Breaking the First Rule of Publishing
Breaking the First Rule of Publishing
by David Nazarian, Founder/CEO
I can remember the exact moment in time when I learned the first rule of publishing. I was a young editor, fresh out of college – so it probably goes without saying, I was painfully naïve and idealistic. I was in a meeting with the entire editorial department and we were getting bad news from our department’s director. Our budgets had been slashed and as a result we were going to have to, "make sacrifices and change the way we do things." This meant publishing content that had not been fact-checked or copy-edited. Everything would be "spot checked."
Concerns were shared. Complaints were made. Much groaning occurred, although not the level of outrage that I expected. My colleagues—stand-up folks that I highly respected—were not in a state of shock, but I was. At some point, I uttered something to the effect of, “This is an educational publishing company. We make books. How in the world do they expect us to make books under these circumstances?” I really could not believe what was being proposed.

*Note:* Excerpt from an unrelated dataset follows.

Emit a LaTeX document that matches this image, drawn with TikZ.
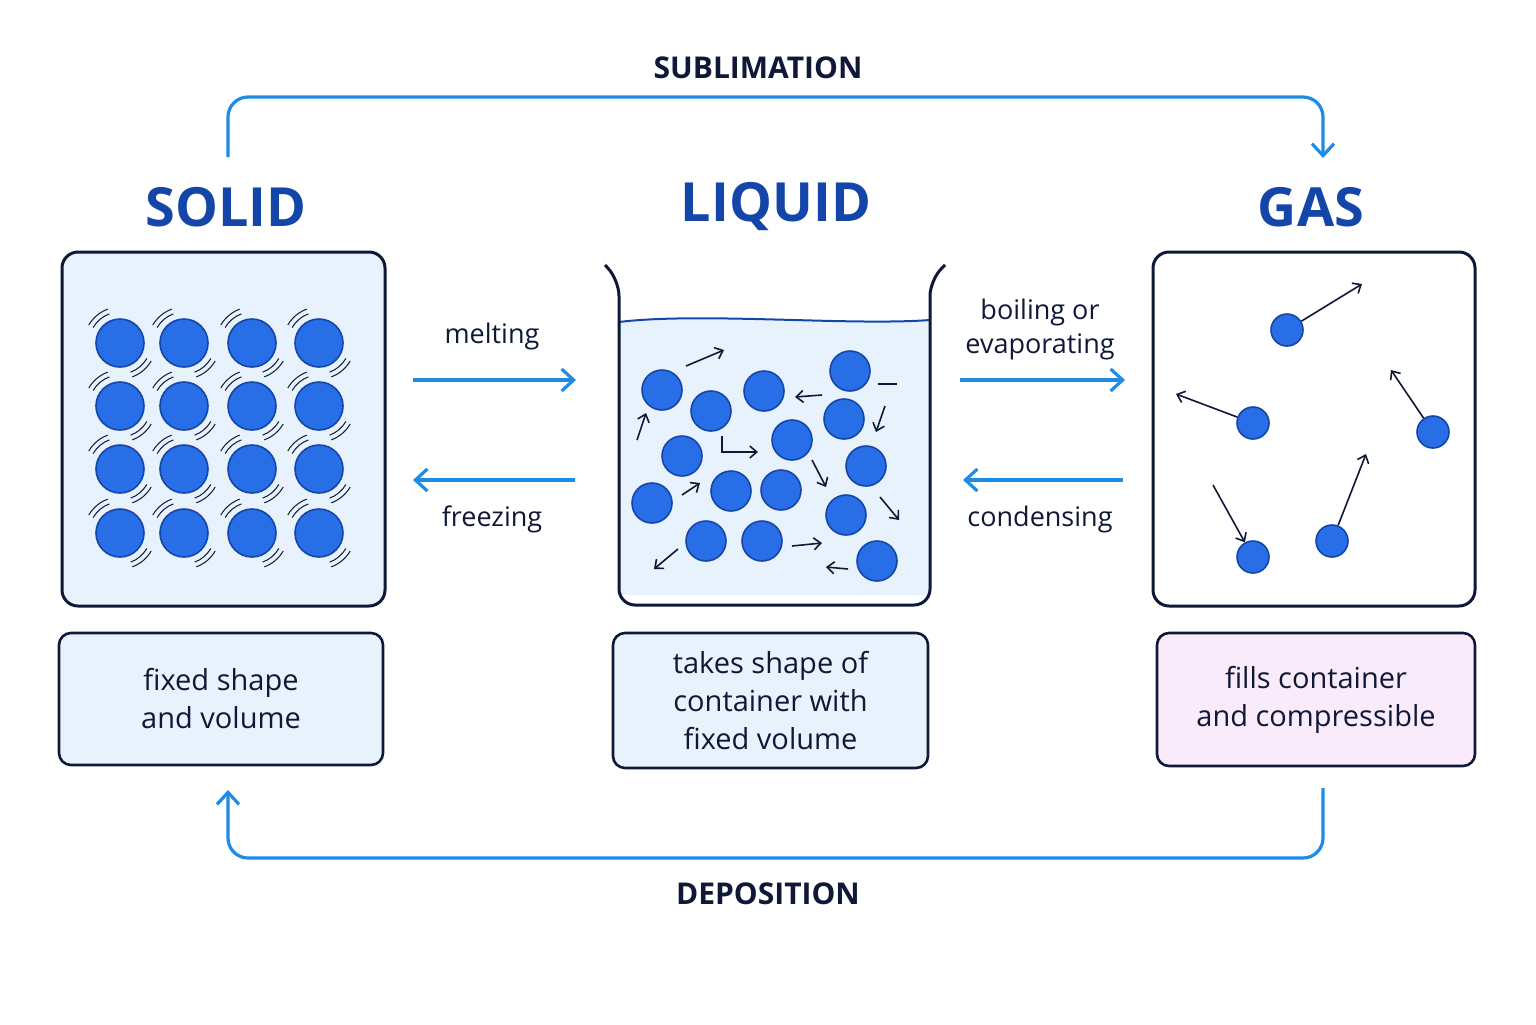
\documentclass[tikz,border=0pt]{standalone}
\usepackage{fontspec}
\setmainfont{Open Sans}
\usetikzlibrary{arrows.meta}
\definecolor{flowblue}{RGB}{30,140,230}
\definecolor{navy}{RGB}{15,25,55}
\definecolor{titleblue}{RGB}{20,70,170}
\definecolor{ballblue}{RGB}{40,110,230}
\definecolor{paleblue}{RGB}{232,242,252}
\definecolor{palepink}{RGB}{250,235,250}
\tikzset{
  flow/.style={draw=flowblue, line width=1.6pt, -{Straight Barb[length=6pt,width=11pt]}, rounded corners=10pt},
  phase/.style={font=\bfseries\fontsize{27}{30}\selectfont, text=titleblue},
  proc/.style={font=\fontsize{13.5}{16.5}\selectfont, text=navy, align=center},
  caption/.style={draw=navy, line width=1.3pt, rounded corners=6pt, font=\fontsize{14.5}{19}\selectfont, text=navy, align=center},
  ball/.style={circle, draw=titleblue, fill=ballblue, line width=0.8pt, inner sep=0pt},
  move/.style={draw=navy, line width=0.8pt, -{Straight Barb[length=3.5pt,width=6pt]}},
}
\begin{document}
\begin{tikzpicture}[x=0.5pt, y=-0.5pt]
  \useasboundingbox (0,0) rectangle (1536,1024);

  % titles
  \node[phase] (tsolid) at (226,207) {SOLID};
  \node[phase] (tliquid) at (776,207) {LIQUID};
  \node[phase] (tgas) at (1311,207) {GAS};

  % solid
  \draw[navy, fill=paleblue, line width=1.5pt, rounded corners=8pt] (62,252) rectangle (385,606);
  \foreach \x [count=\i] in {120,184,252,319}
    \foreach \y [count=\j] in {343,406,469,533} {
      \node[ball, minimum size=24pt] (s\i\j) at (\x,\y) {};
      \foreach \r in {15.5pt,18pt} {
        \draw[navy, line width=0.5pt] ([shift={(110:\r)}]s\i\j.center) arc (110:150:\r);
        \draw[navy, line width=0.5pt] ([shift={(290:\r)}]s\i\j.center) arc (290:330:\r);
      }
    }

  % liquid
  \fill[paleblue] (619,322) .. controls (700,312) and (850,326) .. (930,320) -- (930,595) -- (619,595) -- cycle;
  \draw[titleblue, line width=1pt] (619,322) .. controls (700,312) and (850,326) .. (930,320);
  \draw[navy, line width=1.5pt, rounded corners=8pt] (605,265) -- (619,280) -- (619,605) -- (930,605) -- (930,280) -- (945,265);
  \foreach \x/\y [count=\k] in {662/390,711/411,764/391,850/371,844/419,792/440,682/456,866/466,731/491,781/490,652/503,846/515,706/541,762/541,877/561}
    \node[ball, minimum size=20pt] (l\k) at (\x,\y) {};
  \draw[move] (686,366) -- (724,350);
  \draw[move] (637,440) -- (646,413);
  \draw[move] (722,436) -- (722,452) -- (758,452);
  \draw[move] (822,395) -- (795,397);
  \draw[navy, line width=0.8pt] (878,384) -- (897,384);
  \draw[move] (885,406) -- (876,432);
  \draw[move] (812,460) -- (826,487);
  \draw[move] (880,497) -- (899,520);
  \draw[move] (682,495) -- (700,483);
  \draw[move] (678,549) -- (654,569);
  \draw[move] (792,546) -- (822,543);
  \draw[move] (848,569) -- (826,567);

  % gas
  \draw[navy, fill=white, line width=1.5pt, rounded corners=8pt] (1153,252) rectangle (1475,606);
  \node[ball, minimum size=16pt] (g1) at (1287,330) {};
  \node[ball, minimum size=16pt] (g2) at (1253,423) {};
  \node[ball, minimum size=16pt] (g3) at (1433,432) {};
  \node[ball, minimum size=16pt] (g4) at (1332,541) {};
  \node[ball, minimum size=16pt] (g5) at (1253,557) {};
  \coordinate (m1) at (1362,284);
  \coordinate (m2) at (1176,394);
  \coordinate (m3) at (1391,370);
  \coordinate (m4) at (1366,454);
  \coordinate (m5) at (1213,485);
  \draw[move] (g1) -- (m1);
  \draw[move] (g2) -- (m2);
  \draw[move] (g3) -- (m3);
  \draw[move] (g4) -- (m4);
  \draw[move] (m5) -- (g5);

  % captions
  \node[caption, fill=paleblue, minimum width=162pt, minimum height=66pt] (csolid) at (221,699) {fixed shape\\and volume};
  \node[caption, fill=paleblue, minimum width=157.5pt, minimum height=67.5pt] (cliquid) at (770.5,700.5) {takes shape of\\container with\\fixed volume};
  \node[caption, fill=palepink, minimum width=159pt, minimum height=66.5pt] (cgas) at (1316,699.5) {fills container\\and compressible};

  % transitions between neighbours
  \coordinate (melt1) at (413,380);  \coordinate (melt2) at (576,380);
  \coordinate (frz1) at (575,480);   \coordinate (frz2) at (413,480);
  \coordinate (boil1) at (960,380);  \coordinate (boil2) at (1125,380);
  \coordinate (cond1) at (1123,480); \coordinate (cond2) at (963,480);
  \draw[flow] (melt1) -- (melt2);
  \draw[flow] (frz1) -- (frz2);
  \draw[flow] (boil1) -- (boil2);
  \draw[flow] (cond1) -- (cond2);
  \node[proc] (lmelt) at (492,336) {melting};
  \node[proc] (lfrz) at (492,519) {freezing};
  \node[proc, font=\fontsize{13.5}{17}\selectfont] (lboil) at (1040,329) {boiling or\\evaporating};
  \node[proc] (lcond) at (1040,519) {condensing};

  % sublimation and deposition
  \coordinate (sub1) at (228,157);
  \coordinate (sub2) at (1323,158);
  \draw[flow] (sub1) -- (228,97) -- (1323,97) -- (sub2);
  \node[proc, font=\bfseries\fontsize{15}{18}\selectfont] (lsub) at (758,68) {SUBLIMATION};
  \coordinate (dep1) at (1323,788);
  \coordinate (dep2) at (228,790);
  \draw[flow] (dep1) -- (1323,858) -- (228,858) -- (dep2);
  \node[proc, font=\bfseries\fontsize{15}{18}\selectfont] (ldep) at (768,894) {DEPOSITION};
\end{tikzpicture}
\end{document}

The wise and battle-tested Editorial Director laughed at me and said, “Nazarian, you fool, we’re not here to make books; we’re here to make money.” That, dear reader, is when I learned the first rule of publishing. This statement was not just the utterance of a jilted or beaten-down employee. As my career advanced and I worked for numerous other educational publishing companies, this rule proved to be universal.
Minimize cost so you can maximize profit. That applies to… well, every business. It’s the reason why new appliances don’t last as long as they should. It’s the reason why there’s so much high fructose corn syrup in our diet. And I submit that it’s at least part of the reason why the American educational system is slipping.
In my last blog article, I attempted to illustrate how great educational resources get killed in the boardroom. So am I saying here that profit margins kill educational products? No, but only focusing on profit for profits' sake does. When the end results or product contributes to the education of our future leaders, the loss is even greater (and grosser).
Maybe the real issue is the transient nature of business—constant mergers and buy outs set the stage for short-term profit-only goals. But when you make sacrifices to achieve those profits, the customer loses. And when the customer is the American classroom, shouldn’t we try a little harder?
If you want to grow a brand and business long term, offering legitimate value (not just perceived before purchase) is key. Focusing exclusively on profit, cutting off every corner until there is nothing left but marketing copy—it's fool's gold.
Now don't get me wrong. Profits are great. They’re necessary for growth and innovation. I want profits, but I also want to build a business that lasts, not just one that shows a few incredible quarters so I can sell it. My goals are long-term and they are related to my mortgage and my family.
As CEO of Sherpa Learning, my view is this: talking to teachers, getting their input, actually listening to them, responding to their feedback, and following their advice – those things aren’t marketing expenses, they’re investments. A great product means better sales.
As the founder of Sherpa Learning, I’ve come across so many passionate teachers who regularly go above and beyond the call of duty to help their students achieve their full potential. Just take a look at our “A PUSH to Innovate” blog series to see exactly what I mean. What if an educational publisher was able to channel that passion and purpose of those educators directly into a classroom resource, without all the dilution of the typical profit-focused publishing process? That’s basically the Sherpa Learning vision statement in question form.